### [Available data]

--------

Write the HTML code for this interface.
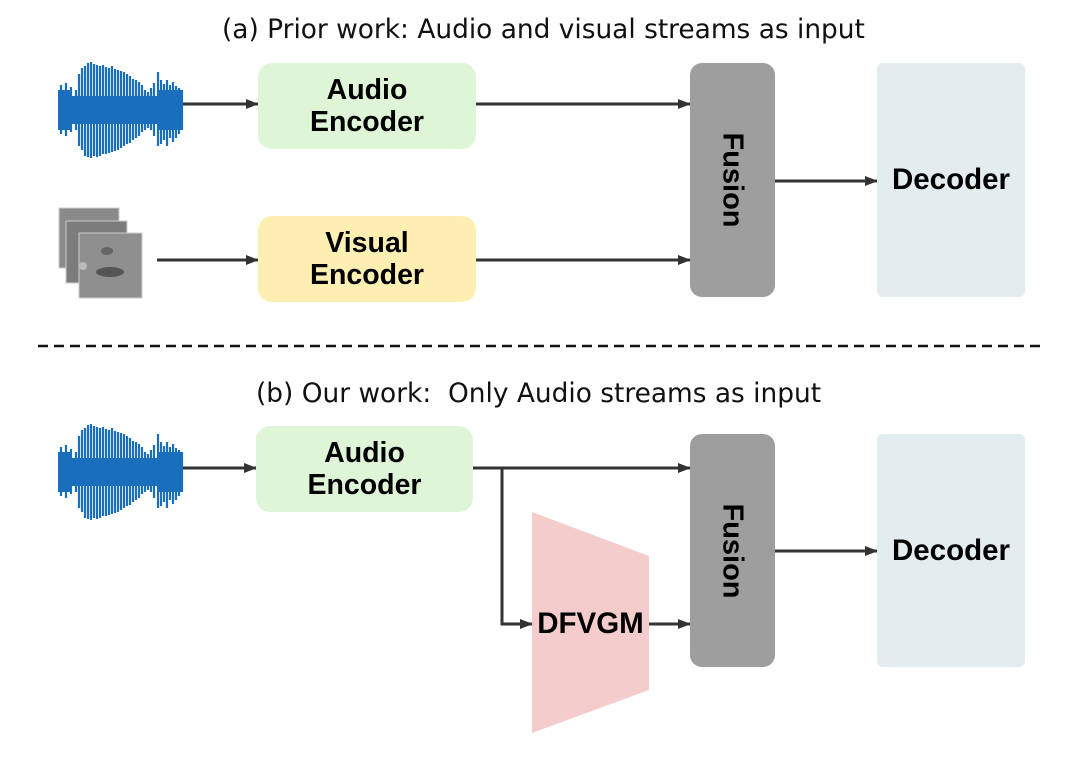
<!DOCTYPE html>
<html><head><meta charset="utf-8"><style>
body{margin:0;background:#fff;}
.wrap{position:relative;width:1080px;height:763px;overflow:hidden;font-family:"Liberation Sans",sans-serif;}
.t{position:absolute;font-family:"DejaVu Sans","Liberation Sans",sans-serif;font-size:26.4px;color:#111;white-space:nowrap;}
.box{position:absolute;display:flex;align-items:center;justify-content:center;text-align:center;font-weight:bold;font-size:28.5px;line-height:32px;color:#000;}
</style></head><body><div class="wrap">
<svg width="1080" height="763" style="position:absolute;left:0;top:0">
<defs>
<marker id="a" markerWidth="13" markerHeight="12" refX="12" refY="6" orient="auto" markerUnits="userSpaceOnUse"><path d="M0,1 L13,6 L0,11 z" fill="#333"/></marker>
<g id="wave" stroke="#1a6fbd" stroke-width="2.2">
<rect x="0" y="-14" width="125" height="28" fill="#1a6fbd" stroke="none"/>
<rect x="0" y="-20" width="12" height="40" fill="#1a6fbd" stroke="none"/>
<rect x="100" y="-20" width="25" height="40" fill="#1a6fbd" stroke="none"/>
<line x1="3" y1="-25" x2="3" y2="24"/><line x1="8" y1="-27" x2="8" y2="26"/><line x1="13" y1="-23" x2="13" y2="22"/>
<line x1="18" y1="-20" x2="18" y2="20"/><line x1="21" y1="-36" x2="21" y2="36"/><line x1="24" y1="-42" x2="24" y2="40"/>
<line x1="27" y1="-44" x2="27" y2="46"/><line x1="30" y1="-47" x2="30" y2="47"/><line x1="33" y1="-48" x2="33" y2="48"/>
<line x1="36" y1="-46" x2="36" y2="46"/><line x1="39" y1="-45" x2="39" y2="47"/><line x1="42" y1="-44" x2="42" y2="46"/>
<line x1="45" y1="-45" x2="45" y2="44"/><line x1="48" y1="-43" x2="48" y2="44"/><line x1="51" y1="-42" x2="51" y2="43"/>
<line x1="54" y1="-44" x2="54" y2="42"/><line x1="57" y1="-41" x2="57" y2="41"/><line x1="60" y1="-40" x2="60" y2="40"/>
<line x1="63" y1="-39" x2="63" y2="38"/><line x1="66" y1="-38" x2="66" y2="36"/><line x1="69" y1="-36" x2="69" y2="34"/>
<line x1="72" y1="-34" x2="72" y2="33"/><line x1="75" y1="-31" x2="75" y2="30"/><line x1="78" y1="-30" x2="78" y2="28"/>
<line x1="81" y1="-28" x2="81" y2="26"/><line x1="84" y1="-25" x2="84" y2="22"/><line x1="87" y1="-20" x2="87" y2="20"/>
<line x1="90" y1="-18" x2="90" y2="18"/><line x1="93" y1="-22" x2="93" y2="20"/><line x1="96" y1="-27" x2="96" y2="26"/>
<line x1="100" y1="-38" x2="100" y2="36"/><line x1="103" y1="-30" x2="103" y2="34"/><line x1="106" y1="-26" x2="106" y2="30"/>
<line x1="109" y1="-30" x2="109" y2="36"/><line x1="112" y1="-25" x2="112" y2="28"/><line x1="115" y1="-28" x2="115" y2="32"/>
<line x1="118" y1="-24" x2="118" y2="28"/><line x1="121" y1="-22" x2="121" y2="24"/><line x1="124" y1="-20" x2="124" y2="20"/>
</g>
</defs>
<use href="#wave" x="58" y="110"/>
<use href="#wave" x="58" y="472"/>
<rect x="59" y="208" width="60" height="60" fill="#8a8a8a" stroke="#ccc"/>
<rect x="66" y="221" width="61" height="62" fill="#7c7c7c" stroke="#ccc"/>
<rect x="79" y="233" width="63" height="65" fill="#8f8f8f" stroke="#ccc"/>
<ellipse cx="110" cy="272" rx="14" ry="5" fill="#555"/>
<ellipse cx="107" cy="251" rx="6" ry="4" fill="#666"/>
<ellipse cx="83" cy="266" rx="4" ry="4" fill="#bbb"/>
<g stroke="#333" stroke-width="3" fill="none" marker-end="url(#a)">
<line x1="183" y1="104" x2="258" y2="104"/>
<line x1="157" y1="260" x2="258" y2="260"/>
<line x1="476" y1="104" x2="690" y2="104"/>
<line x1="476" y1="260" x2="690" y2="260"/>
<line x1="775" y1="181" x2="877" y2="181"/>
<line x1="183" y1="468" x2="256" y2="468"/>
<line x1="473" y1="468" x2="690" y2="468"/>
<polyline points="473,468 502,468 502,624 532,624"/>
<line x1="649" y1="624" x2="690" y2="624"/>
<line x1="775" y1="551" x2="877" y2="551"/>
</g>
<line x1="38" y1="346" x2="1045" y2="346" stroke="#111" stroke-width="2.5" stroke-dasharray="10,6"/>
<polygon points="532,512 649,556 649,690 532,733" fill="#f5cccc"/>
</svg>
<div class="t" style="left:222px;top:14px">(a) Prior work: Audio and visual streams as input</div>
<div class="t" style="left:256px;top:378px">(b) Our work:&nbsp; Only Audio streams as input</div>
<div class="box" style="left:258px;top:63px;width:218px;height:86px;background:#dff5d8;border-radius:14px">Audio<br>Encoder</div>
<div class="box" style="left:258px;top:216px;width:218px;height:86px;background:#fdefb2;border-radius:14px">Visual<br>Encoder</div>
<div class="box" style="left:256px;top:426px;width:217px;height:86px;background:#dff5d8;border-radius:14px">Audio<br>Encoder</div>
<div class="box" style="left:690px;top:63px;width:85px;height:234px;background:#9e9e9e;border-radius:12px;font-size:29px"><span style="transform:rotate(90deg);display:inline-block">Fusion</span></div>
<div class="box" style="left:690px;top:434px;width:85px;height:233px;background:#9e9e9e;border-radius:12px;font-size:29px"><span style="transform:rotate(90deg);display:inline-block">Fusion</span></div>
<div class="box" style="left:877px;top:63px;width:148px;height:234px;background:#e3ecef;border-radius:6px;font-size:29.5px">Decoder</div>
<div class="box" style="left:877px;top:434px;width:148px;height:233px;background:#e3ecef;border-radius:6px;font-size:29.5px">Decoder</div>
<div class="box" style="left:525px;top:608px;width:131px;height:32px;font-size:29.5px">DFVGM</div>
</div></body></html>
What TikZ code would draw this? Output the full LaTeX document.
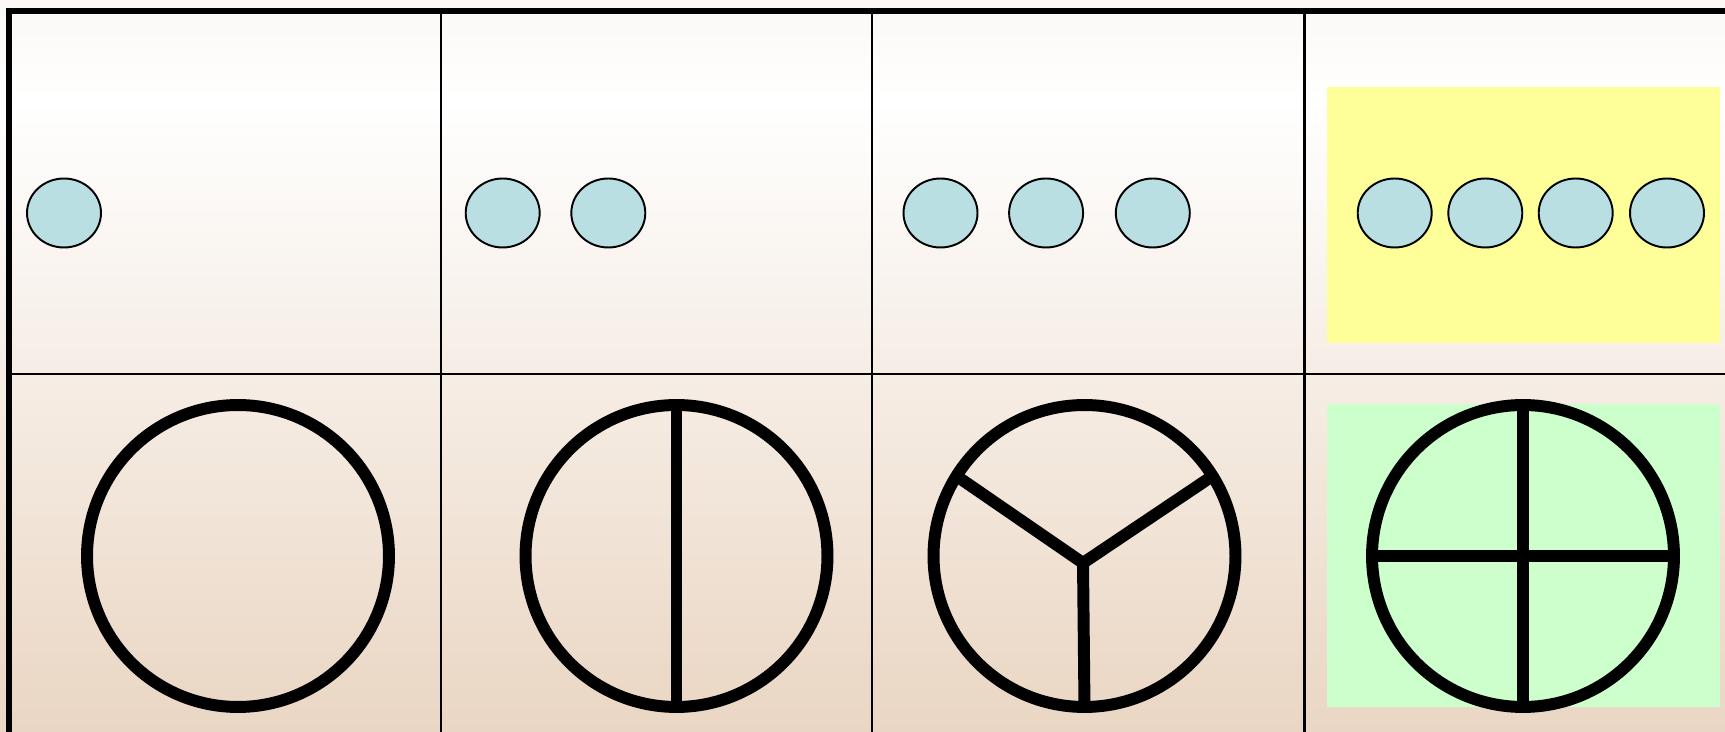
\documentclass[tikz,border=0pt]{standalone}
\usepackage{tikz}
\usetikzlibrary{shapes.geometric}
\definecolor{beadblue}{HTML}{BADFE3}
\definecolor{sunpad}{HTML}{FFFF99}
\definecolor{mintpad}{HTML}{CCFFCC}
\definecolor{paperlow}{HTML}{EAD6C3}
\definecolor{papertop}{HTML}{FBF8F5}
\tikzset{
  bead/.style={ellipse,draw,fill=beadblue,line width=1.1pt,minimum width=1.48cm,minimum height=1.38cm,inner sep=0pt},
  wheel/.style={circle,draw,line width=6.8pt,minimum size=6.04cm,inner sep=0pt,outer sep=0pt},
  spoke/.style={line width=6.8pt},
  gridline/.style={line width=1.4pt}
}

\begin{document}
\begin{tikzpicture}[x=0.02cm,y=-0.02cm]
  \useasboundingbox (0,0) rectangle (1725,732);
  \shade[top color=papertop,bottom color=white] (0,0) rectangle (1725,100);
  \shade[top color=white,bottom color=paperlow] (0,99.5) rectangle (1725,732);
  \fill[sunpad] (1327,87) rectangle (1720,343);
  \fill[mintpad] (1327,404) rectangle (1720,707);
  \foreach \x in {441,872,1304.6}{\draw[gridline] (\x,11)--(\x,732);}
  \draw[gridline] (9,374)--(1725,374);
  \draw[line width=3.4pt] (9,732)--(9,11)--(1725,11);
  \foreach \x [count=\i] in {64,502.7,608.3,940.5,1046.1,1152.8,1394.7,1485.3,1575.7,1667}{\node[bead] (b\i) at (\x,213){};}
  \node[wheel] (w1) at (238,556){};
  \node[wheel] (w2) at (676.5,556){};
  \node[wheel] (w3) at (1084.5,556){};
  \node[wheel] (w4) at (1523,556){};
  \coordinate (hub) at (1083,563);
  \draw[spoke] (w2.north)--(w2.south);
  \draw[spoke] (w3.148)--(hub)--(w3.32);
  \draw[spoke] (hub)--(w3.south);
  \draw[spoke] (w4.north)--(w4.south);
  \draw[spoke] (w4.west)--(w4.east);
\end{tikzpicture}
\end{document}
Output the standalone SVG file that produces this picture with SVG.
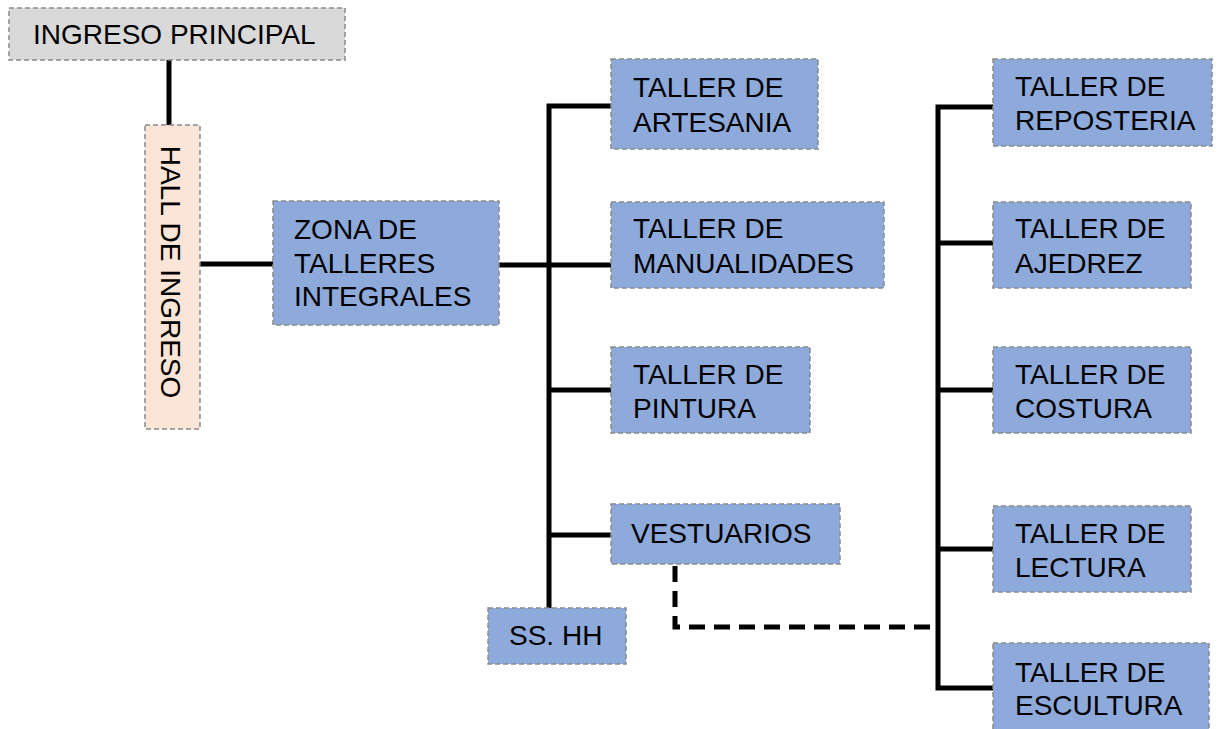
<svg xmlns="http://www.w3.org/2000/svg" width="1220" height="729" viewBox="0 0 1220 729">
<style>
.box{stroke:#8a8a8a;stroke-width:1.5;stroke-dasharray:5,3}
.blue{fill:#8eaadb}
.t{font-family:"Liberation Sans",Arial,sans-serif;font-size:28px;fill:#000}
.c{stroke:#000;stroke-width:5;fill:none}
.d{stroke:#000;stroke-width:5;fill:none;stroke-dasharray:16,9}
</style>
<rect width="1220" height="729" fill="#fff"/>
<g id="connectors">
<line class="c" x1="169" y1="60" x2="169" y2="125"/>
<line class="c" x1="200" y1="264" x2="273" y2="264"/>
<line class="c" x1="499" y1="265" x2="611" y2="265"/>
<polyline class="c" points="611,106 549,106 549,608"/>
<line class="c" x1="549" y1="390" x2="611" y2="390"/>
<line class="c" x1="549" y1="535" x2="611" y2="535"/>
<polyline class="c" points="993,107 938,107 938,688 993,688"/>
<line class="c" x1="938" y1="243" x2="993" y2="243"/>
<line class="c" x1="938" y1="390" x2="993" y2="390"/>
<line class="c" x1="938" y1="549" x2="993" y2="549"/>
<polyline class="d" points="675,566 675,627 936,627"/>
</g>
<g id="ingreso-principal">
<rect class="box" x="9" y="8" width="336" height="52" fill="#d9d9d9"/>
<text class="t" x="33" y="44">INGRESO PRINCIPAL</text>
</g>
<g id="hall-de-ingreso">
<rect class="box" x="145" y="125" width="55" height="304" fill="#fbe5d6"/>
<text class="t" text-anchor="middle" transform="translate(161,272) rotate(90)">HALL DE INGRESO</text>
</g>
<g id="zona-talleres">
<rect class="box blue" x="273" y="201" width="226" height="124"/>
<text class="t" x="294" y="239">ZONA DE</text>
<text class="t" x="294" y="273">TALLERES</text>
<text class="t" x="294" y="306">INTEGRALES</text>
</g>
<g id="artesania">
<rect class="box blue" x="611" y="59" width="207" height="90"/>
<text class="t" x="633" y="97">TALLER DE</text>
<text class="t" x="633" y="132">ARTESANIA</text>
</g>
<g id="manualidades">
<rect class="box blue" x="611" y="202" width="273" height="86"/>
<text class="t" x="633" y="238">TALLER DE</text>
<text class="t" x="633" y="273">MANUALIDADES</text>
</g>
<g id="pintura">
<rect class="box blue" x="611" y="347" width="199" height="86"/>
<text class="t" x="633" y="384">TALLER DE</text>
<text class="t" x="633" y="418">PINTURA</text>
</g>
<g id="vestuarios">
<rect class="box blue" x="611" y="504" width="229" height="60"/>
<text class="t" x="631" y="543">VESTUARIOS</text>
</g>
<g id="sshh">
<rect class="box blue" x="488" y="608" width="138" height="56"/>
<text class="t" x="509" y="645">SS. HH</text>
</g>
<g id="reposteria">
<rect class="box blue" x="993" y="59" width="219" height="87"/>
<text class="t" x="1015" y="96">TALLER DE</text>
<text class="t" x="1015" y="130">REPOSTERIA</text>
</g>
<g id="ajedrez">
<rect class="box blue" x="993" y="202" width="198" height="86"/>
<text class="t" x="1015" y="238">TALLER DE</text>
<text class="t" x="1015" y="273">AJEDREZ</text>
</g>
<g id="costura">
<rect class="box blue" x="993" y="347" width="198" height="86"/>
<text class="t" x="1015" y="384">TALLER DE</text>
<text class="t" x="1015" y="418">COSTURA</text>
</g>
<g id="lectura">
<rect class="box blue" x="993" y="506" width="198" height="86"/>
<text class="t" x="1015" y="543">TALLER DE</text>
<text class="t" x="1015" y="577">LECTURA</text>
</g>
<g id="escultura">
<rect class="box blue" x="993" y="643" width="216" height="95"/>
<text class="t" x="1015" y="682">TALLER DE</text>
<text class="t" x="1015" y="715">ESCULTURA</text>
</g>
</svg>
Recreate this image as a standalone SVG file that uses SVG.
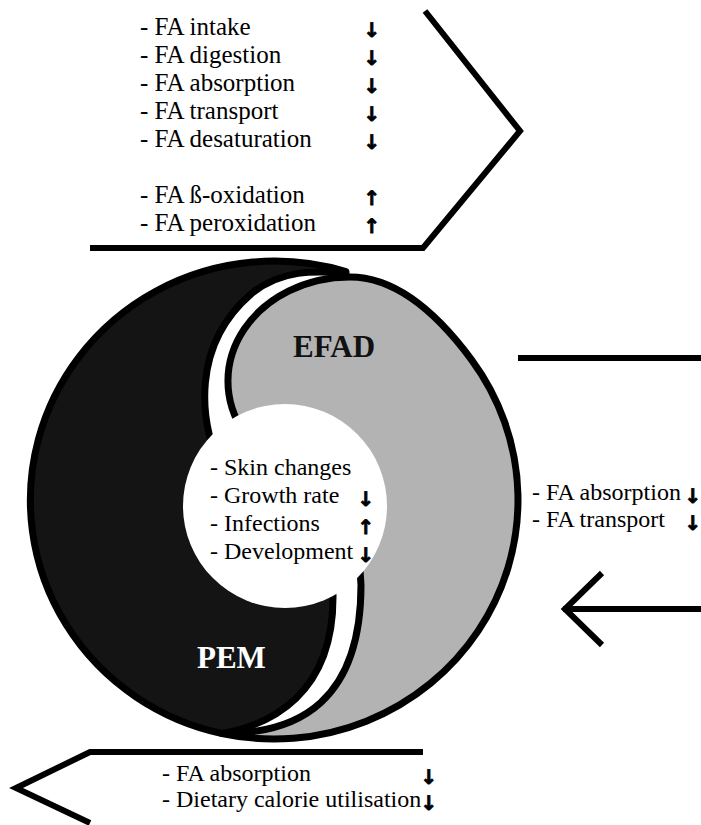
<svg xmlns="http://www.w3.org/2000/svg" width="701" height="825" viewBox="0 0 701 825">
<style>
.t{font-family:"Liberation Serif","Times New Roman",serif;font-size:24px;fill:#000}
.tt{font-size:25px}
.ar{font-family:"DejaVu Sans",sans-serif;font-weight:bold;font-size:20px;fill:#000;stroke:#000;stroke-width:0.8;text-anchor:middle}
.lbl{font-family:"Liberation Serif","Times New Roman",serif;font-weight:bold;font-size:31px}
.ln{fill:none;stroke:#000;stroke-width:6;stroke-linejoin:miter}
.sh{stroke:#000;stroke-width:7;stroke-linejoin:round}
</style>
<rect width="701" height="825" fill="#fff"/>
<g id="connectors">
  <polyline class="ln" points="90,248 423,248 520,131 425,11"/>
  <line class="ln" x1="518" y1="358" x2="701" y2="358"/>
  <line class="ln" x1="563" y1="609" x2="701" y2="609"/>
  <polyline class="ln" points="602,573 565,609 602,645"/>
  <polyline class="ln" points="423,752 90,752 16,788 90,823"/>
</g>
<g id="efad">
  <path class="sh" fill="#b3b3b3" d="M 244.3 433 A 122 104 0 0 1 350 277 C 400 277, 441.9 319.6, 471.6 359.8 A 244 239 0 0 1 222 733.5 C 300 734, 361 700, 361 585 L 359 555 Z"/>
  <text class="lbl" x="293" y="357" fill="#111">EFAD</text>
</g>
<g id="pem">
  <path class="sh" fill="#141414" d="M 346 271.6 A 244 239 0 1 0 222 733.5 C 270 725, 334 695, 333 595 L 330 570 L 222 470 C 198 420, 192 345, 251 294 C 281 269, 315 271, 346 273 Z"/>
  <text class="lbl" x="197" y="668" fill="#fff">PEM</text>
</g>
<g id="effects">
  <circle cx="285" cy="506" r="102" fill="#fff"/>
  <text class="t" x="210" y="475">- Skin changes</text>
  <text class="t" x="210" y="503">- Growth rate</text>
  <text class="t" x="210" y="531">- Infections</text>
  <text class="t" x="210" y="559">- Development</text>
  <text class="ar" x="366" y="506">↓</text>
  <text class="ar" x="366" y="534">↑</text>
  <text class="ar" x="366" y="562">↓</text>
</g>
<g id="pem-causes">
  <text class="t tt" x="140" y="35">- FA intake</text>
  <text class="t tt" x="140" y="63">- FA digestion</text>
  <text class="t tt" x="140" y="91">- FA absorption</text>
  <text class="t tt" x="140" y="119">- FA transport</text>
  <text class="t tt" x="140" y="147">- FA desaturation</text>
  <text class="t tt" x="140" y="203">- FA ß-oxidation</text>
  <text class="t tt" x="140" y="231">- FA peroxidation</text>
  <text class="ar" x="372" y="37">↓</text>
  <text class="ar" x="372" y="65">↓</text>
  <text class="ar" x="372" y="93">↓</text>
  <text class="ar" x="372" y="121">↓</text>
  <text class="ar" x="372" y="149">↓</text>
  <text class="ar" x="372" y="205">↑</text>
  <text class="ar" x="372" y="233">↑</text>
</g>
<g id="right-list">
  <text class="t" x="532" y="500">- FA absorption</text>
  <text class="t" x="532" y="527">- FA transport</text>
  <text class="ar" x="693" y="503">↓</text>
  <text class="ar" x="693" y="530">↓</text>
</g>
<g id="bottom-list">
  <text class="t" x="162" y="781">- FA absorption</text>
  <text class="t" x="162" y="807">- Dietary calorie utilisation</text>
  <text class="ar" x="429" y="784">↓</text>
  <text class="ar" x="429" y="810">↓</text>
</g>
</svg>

--------

Copy out every line of the data that includes the word "draw".

What TikZ code would draw this? Output the full LaTeX document.
  bead/.style={ellipse,draw,fill=beadblue,line width=1.1pt,minimum width=1.48cm,minimum height=1.38cm,inner sep=0pt},
  wheel/.style={circle,draw,line width=6.8pt,minimum size=6.04cm,inner sep=0pt,outer sep=0pt},
  \foreach \x in {441,872,1304.6}{\draw[gridline] (\x,11)--(\x,732);}
  \draw[gridline] (9,374)--(1725,374);
  \draw[line width=3.4pt] (9,732)--(9,11)--(1725,11);
  \draw[spoke] (w2.north)--(w2.south);
  \draw[spoke] (w3.148)--(hub)--(w3.32);
  \draw[spoke] (hub)--(w3.south);
  \draw[spoke] (w4.north)--(w4.south);
  \draw[spoke] (w4.west)--(w4.east);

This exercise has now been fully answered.